Northern Data said demand for its AI compute is accelerating, with its Nvidia GPU fleet approaching full allocation as the German data center operator benefits from growing interest in AI workloads.
The Frankfurt-listed company reported on Thursday that utilization of its GPU estate rose from 62% in December to 66% in January and is expected to approach roughly 85% by the end of the first quarter, matching its current allocation rate.
The increase in usage helped drive sequential revenue growth in the final quarter of 2025, when the company generated €31 million ($33.7 million) in revenue, up from €8 million in the third quarter.
Northern Data said it expects its fleet of roughly 22,000 Nvidia H100 and H200 chips to operate at full capacity in the first quarter, with more than 85% of those processors already allocated to customers through a mix of reserved and on-demand contracts.
The company attributed the rise in utilization to new customer agreements and an expanding pipeline of potential clients, which it said are increasingly seeking dedicated access to high-performance computing infrastructure for AI development.
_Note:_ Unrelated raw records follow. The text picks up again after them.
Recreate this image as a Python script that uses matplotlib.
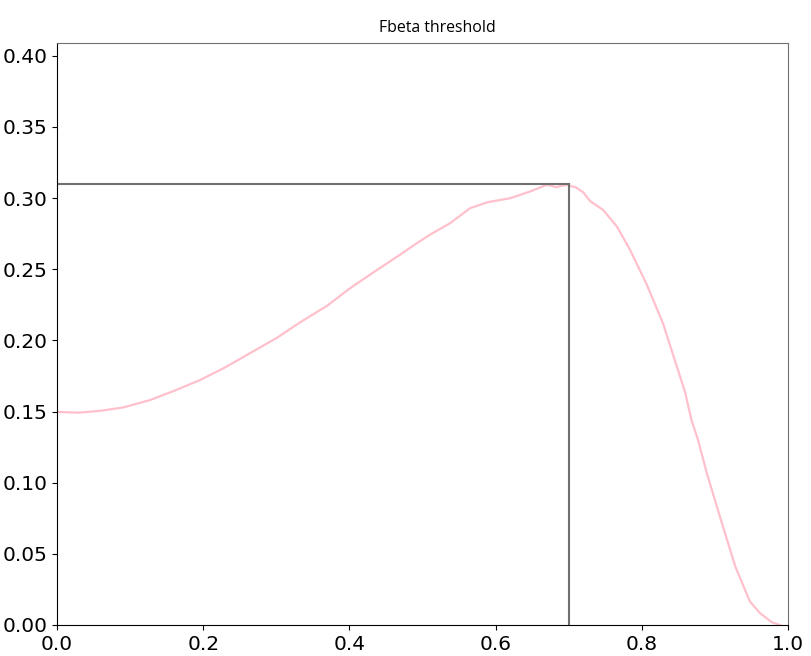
import matplotlib
matplotlib.use('Agg')
import matplotlib.pyplot as plt

# threshold / fbeta points
thresholds = [0.0, 0.03, 0.059, 0.09, 0.127, 0.16, 0.196, 0.23, 0.264, 0.30,
              0.332, 0.37, 0.401, 0.435, 0.469, 0.49, 0.510, 0.538, 0.565, 0.59,
              0.620, 0.647, 0.670, 0.683, 0.697, 0.710, 0.720, 0.729, 0.747, 0.766,
              0.784, 0.807, 0.829, 0.848, 0.859, 0.868, 0.877, 0.889, 0.907, 0.928,
              0.948, 0.962, 0.978, 0.989]
fbeta = [0.1497, 0.1492, 0.1505, 0.1528, 0.158, 0.1645, 0.1722, 0.181, 0.191, 0.2015,
         0.2125, 0.2245, 0.2367, 0.2485, 0.2601, 0.2675, 0.2742, 0.2824, 0.2929, 0.2972,
         0.2999, 0.3046, 0.3093, 0.3077, 0.3093, 0.3075, 0.304, 0.298, 0.2917, 0.280,
         0.2636, 0.239, 0.212, 0.1816, 0.164, 0.144, 0.130, 0.1066, 0.076, 0.041,
         0.0164, 0.0082, 0.0019, 0.0]

best_threshold = 0.7
best_fbeta = 0.31

fig = plt.figure(figsize=(8.11, 6.56), dpi=100)
ax = fig.add_axes([0.0703, 0.0473, 0.9013, 0.8872])

ax.plot(thresholds, fbeta, color='pink', linewidth=1.6)
ax.plot([0, best_threshold], [best_fbeta, best_fbeta], color='#707070', linewidth=1.5)
ax.plot([best_threshold, best_threshold], [0, best_fbeta], color='#707070', linewidth=1.5)

ax.set_xlim(0, 1.0)
ax.set_ylim(0, 0.409)
ax.set_yticks([0.0, 0.05, 0.10, 0.15, 0.20, 0.25, 0.30, 0.35, 0.40])
ax.tick_params(labelsize=14.5)
for side in ['top', 'right']:
    ax.spines[side].set_color('#707070')

ax.set_title('Fbeta threshold', fontsize=11.4, family='Open Sans', x=0.52, pad=8)

plt.savefig('out.png', dpi=100)
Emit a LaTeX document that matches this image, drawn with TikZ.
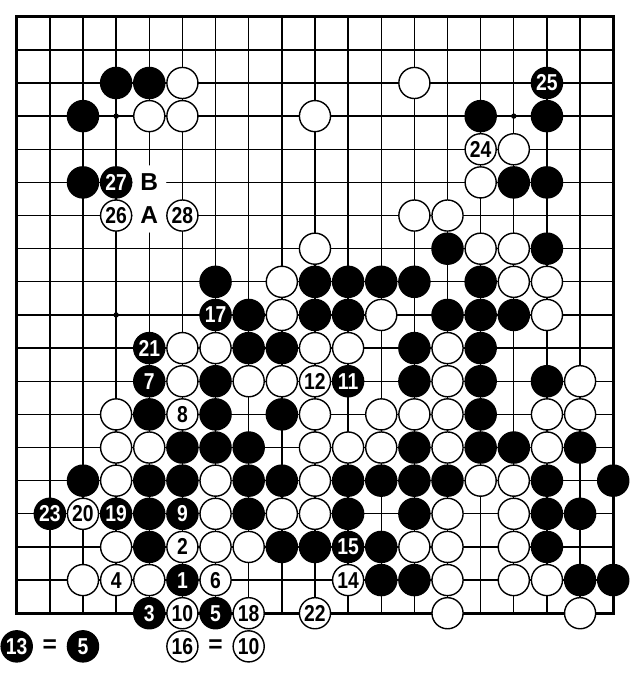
\documentclass[tikz,border=0pt]{standalone}
\usepackage{fontspec}
\setmainfont{Liberation Sans}
\newfontfamily\stonefnt{Liberation Sans}[FakeStretch=0.84]
\begin{document}
\begin{tikzpicture}[x=33.14pt,y=-33.14pt,
  gridline/.style={line width=1.35pt},
  stonefont/.style={font=\stonefnt\fontsize{23}{23}\selectfont\bfseries},
  letterfont/.style={font=\fontsize{24.5}{24.5}\selectfont\bfseries},
  bst/.style={circle,draw=black,fill=black,line width=1.4pt,minimum size=31.1pt,inner sep=0pt,text=white,stonefont},
  wst/.style={circle,draw=black,fill=white,line width=1.4pt,minimum size=31.1pt,inner sep=0pt,text=black,stonefont},
  lbl/.style={circle,fill=white,minimum size=34pt,inner sep=0pt,text=black,letterfont}]
\useasboundingbox (-0.504,-0.504) rectangle (18.808,19.834);
\fill[white] (-0.504,-0.504) rectangle (18.808,19.834);
% grid
\foreach \i in {0,...,18} {
  \draw[gridline] (\i,0) -- (\i,18);
  \draw[gridline] (0,\i) -- (18,\i);
}
\draw[line width=3.3pt] (0,0) rectangle (18,18);
% star points
\foreach \c in {3,9,15} \foreach \r in {3,9,15} \fill (\c,\r) circle (2.7pt);
% labels
\node[lbl] (labB) at (4,5) {B};
\node[lbl] (labA) at (4,6) {A};
% black stones
\foreach \c/\r in {3/2,4/2, 2/3,14/3,16/3, 2/5,15/5,16/5, 13/7,16/7,
  6/8,9/8,10/8,11/8,12/8,14/8, 7/9,9/9,10/9,13/9,14/9,15/9,
  7/10,8/10,12/10,14/10, 6/11,12/11,14/11,16/11, 4/12,6/12,8/12,14/12,
  5/13,6/13,7/13,12/13,14/13,15/13,17/13,
  2/14,4/14,5/14,7/14,8/14,10/14,11/14,12/14,13/14,16/14,18/14,
  4/15,7/15,10/15,12/15,16/15,17/15, 4/16,8/16,9/16,11/16,16/16,
  11/17,12/17,17/17,18/17}
  \node[bst] (b-\c-\r) at (\c,\r) {};
% white stones
\foreach \c/\r in {5/2,12/2, 4/3,5/3,9/3, 15/4, 14/5, 12/6,13/6, 9/7,14/7,15/7,
  8/8,15/8,16/8, 8/9,11/9,16/9, 5/10,6/10,9/10,10/10,13/10,
  5/11,7/11,8/11,13/11,17/11, 3/12,9/12,11/12,12/12,13/12,16/12,17/12,
  3/13,4/13,9/13,10/13,11/13,13/13,16/13, 3/14,6/14,9/14,14/14,15/14,
  6/15,8/15,9/15,13/15,15/15, 3/16,6/16,7/16,12/16,13/16,15/16,
  2/17,4/17,13/17,15/17,16/17, 13/18,17/18}
  \node[wst] (w-\c-\r) at (\c,\r) {};
% numbered black stones
\foreach \c/\r/\n in {16/2/25, 3/5/27, 6/9/17, 4/10/21, 4/11/7, 10/11/11,
  1/15/23, 3/15/19, 5/15/9, 10/16/15, 5/17/1, 4/18/3, 6/18/5, 0/19/13, 2/19/5}
  \node[bst] (bn-\c-\r) at (\c,\r) {\n};
% numbered white stones
\foreach \c/\r/\n in {14/4/24, 3/6/26, 5/6/28, 9/11/12, 5/12/8, 2/15/20, 5/16/2,
  3/17/4, 6/17/6, 10/17/14, 5/18/10, 7/18/18, 9/18/22, 5/19/16, 7/19/10}
  \node[wst] (wn-\c-\r) at (\c,\r) {\n};
% equals signs
\node[letterfont] (eq1) at (1,19) {=};
\node[letterfont] (eq2) at (6,19) {=};
\end{tikzpicture}
\end{document}
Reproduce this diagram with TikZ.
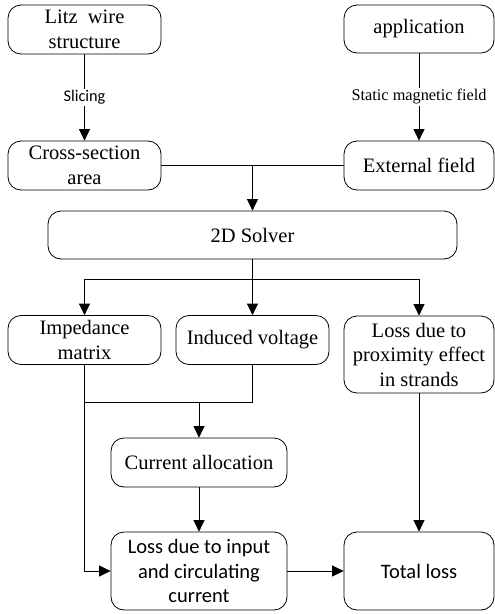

Improving demand has also lifted the pricing environment for H100 and H200 GPUs between the fourth quarter of 2025 and the first quarter of this year, the company said, though it did not provide specific price figures.
Northern Data has been repositioning its infrastructure around its Taiga Cloud platform, which provides software-defined access to its GPU clusters and allows customers to deploy AI workloads on either bare-metal or on-demand instances.
The company said it has been shifting away from spot-market capacity sales toward longer-term reserved contracts, a move that it expects will stabilize utilization and improve revenue per GPU hour. It plans to publish its full-year 2025 financial results before the end of March.
Northern Data’s push to fill its GPU cloud comes after the company effectively exited Bitcoin mining to become a pure-play AI and high-performance computing infrastructure operator. In November 2025, it announced the divestiture of Peak Mining for up to $200 million, including $50 million upfront and as much as $150 million in deferred consideration tied to profit sharing from the Corpus Christi mining operations. The company said at the time the sale would sharpen its focus on Taiga Cloud and Ardent Data Centers, while still preserving some upside linked to the Corpus Christi site during the earn-out period.